La batalla del Ebro que comenzó en el mes de julio no concluiría hasta el mes de noviembre. La República perdió diez mil hombres y cincuenta mil resultaron heridos antes de que el frente cediera al avance de las tropas nacionales. Estas escuetas cifras dan idea por sí solas del heroísmo de aquel ejército que resistió impávido incluso cuando sabía que no le quedaba ya ningún puente en pie para emprender la retirada, si exceptuamos el de hierro en Mora de Ebro, que milagrosamente sobrevivió a todos aquellos bombardeos.
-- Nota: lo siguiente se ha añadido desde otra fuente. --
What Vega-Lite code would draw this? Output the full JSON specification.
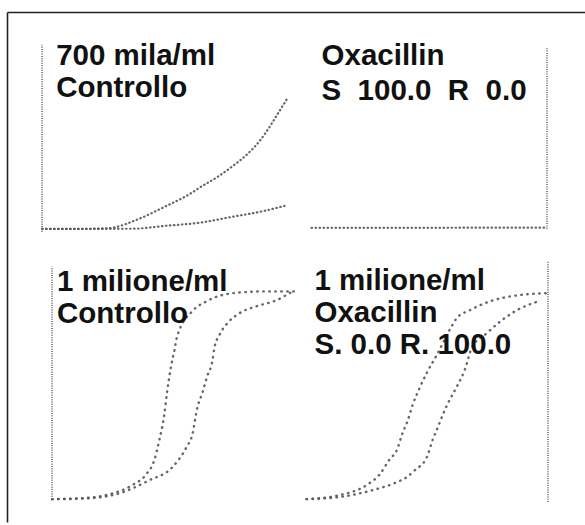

Pienso que una de las pérdidas más importantes que sufrió el ejército republicano durante aquella larga batalla fue la de las Brigadas Internacionales, que se habían incorporado a la 35 División bajo las órdenes del coronel Medina. Hubo en España unos doce mil brigadistas, y me imagino que en el frente del Ebro combatirían unos cinco mil. La decisión de prescindir de ellos la tomó el doctor Negrín cuando anunció, ante la asamblea de la Sociedad de Naciones, que la República había decidido retirar a todos los voluntarios extranjeros de forma unilateral, es decir, sin esperar la misma medida por parte de Franco. Barcelona les dio una impresionante y calurosa despedida el 28 de octubre, cuando los brigadistas marcharon por última vez por las avenidas principales de la ciudad. Aquello parecía el principio del fin. Unos días después moría en Palma de Mallorca el hermano piloto del general Franco. Aquel hombre que había apostado por la República antes de que esta se declarara y después se había sumado al ejército nacional, moría antes de ver entrar las tropas nacionales en Barcelona.